- [Goal]: Return only those lines from the line containing "Give me the Bokeh source for this chart." to the line containing "0.113, 0.105, 0.098]", both included, and please omit the pictures.

- [Available data]:
>> begin

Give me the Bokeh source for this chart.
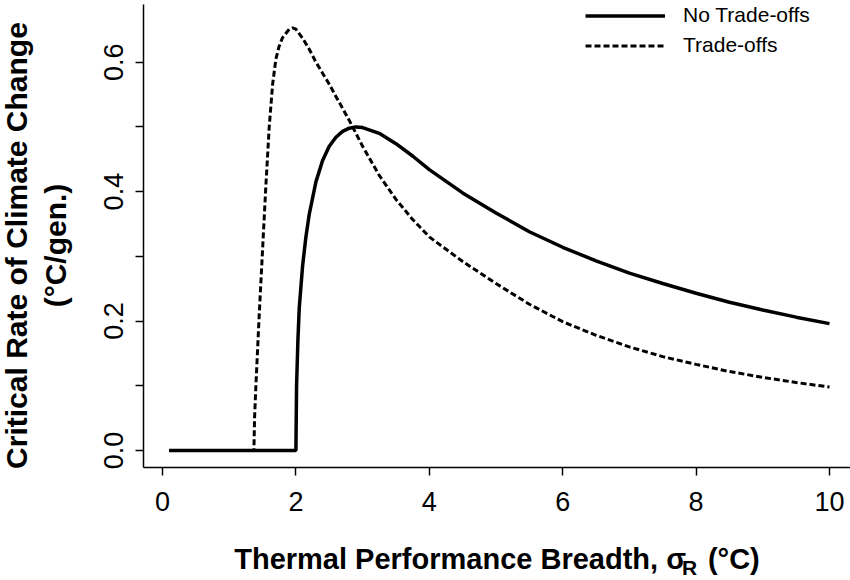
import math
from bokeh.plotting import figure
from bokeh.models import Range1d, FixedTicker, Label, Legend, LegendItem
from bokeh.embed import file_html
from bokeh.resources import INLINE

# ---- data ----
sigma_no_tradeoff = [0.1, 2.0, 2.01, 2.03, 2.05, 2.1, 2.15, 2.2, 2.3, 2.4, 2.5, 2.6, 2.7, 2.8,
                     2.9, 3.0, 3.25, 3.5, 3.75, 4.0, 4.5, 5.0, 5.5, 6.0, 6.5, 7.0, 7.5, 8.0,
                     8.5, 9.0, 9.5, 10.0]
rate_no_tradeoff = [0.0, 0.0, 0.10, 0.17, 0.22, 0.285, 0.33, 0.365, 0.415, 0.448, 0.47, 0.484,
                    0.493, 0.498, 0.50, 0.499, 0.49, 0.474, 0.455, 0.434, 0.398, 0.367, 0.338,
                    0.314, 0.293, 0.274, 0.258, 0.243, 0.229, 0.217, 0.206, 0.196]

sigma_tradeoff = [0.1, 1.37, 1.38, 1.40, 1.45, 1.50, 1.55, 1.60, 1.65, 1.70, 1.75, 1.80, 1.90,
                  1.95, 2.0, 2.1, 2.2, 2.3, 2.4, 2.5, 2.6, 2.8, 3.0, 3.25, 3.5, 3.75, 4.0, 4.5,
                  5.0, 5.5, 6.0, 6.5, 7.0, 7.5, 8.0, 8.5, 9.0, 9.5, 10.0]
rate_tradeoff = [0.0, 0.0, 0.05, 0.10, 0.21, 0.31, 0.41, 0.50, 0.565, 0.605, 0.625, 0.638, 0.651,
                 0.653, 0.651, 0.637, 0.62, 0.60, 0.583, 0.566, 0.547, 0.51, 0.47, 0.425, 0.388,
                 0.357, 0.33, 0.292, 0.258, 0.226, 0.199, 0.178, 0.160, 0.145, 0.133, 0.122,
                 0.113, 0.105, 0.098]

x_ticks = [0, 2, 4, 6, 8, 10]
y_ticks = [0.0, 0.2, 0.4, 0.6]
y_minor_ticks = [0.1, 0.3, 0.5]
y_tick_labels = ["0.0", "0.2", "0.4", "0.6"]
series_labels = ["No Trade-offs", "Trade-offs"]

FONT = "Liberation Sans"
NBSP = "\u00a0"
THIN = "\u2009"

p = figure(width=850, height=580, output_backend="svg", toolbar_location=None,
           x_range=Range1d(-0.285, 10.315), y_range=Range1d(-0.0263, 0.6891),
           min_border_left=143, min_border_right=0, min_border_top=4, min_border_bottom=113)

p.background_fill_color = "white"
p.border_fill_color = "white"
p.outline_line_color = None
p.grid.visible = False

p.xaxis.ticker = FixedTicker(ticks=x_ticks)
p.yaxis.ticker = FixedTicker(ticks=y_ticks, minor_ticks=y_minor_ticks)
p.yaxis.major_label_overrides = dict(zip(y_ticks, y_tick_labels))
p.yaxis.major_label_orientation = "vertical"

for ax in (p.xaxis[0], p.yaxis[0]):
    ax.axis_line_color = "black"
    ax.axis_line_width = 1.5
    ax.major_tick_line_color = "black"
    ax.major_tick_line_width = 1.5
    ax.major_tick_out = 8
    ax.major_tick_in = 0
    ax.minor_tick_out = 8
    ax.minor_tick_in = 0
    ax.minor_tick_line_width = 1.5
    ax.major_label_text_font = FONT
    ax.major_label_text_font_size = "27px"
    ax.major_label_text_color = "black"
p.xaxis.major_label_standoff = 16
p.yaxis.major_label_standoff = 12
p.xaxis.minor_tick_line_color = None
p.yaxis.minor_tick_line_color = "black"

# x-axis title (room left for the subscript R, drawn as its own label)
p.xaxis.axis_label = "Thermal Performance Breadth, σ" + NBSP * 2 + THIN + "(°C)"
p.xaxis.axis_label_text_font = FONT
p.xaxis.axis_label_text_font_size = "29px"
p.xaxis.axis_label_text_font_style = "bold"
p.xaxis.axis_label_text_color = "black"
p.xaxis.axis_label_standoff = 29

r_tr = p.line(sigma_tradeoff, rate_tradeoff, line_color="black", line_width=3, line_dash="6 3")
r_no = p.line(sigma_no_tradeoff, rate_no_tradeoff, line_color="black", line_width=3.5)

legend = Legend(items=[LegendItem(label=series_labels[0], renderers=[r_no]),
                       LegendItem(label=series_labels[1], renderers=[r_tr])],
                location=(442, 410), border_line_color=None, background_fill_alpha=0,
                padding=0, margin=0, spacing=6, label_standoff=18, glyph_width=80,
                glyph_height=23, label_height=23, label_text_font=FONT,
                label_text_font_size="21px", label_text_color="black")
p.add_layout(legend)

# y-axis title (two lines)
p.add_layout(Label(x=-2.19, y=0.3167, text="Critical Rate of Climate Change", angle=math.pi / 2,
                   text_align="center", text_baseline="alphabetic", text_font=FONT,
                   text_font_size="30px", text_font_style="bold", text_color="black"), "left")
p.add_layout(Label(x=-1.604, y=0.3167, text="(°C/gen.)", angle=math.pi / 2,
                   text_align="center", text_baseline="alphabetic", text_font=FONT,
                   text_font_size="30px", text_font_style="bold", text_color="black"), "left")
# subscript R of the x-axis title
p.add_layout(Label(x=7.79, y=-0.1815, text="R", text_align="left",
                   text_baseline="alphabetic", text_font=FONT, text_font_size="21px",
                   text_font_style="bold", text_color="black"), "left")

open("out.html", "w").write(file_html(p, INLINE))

>> end
>> begin

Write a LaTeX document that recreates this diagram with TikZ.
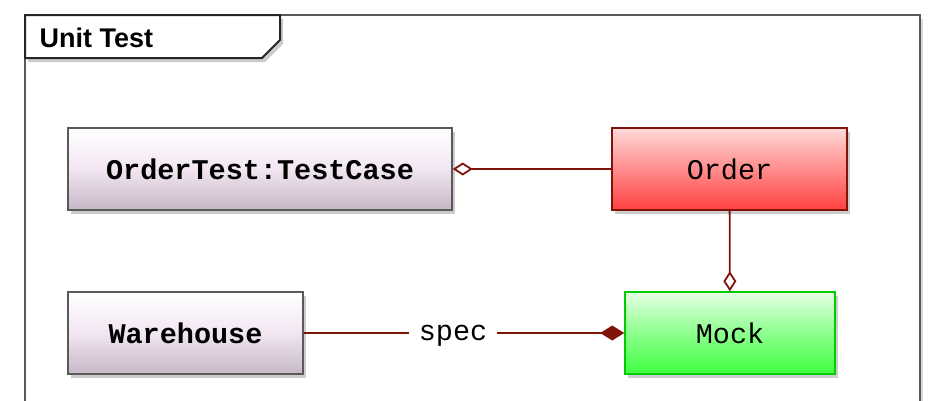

>> end

- [Reply to the exercise]:
Give me the Bokeh source for this chart.
import math
from bokeh.plotting import figure
from bokeh.models import Range1d, FixedTicker, Label, Legend, LegendItem
from bokeh.embed import file_html
from bokeh.resources import INLINE

# ---- data ----
sigma_no_tradeoff = [0.1, 2.0, 2.01, 2.03, 2.05, 2.1, 2.15, 2.2, 2.3, 2.4, 2.5, 2.6, 2.7, 2.8,
                     2.9, 3.0, 3.25, 3.5, 3.75, 4.0, 4.5, 5.0, 5.5, 6.0, 6.5, 7.0, 7.5, 8.0,
                     8.5, 9.0, 9.5, 10.0]
rate_no_tradeoff = [0.0, 0.0, 0.10, 0.17, 0.22, 0.285, 0.33, 0.365, 0.415, 0.448, 0.47, 0.484,
                    0.493, 0.498, 0.50, 0.499, 0.49, 0.474, 0.455, 0.434, 0.398, 0.367, 0.338,
                    0.314, 0.293, 0.274, 0.258, 0.243, 0.229, 0.217, 0.206, 0.196]

sigma_tradeoff = [0.1, 1.37, 1.38, 1.40, 1.45, 1.50, 1.55, 1.60, 1.65, 1.70, 1.75, 1.80, 1.90,
                  1.95, 2.0, 2.1, 2.2, 2.3, 2.4, 2.5, 2.6, 2.8, 3.0, 3.25, 3.5, 3.75, 4.0, 4.5,
                  5.0, 5.5, 6.0, 6.5, 7.0, 7.5, 8.0, 8.5, 9.0, 9.5, 10.0]
rate_tradeoff = [0.0, 0.0, 0.05, 0.10, 0.21, 0.31, 0.41, 0.50, 0.565, 0.605, 0.625, 0.638, 0.651,
                 0.653, 0.651, 0.637, 0.62, 0.60, 0.583, 0.566, 0.547, 0.51, 0.47, 0.425, 0.388,
                 0.357, 0.33, 0.292, 0.258, 0.226, 0.199, 0.178, 0.160, 0.145, 0.133, 0.122,
                 0.113, 0.105, 0.098]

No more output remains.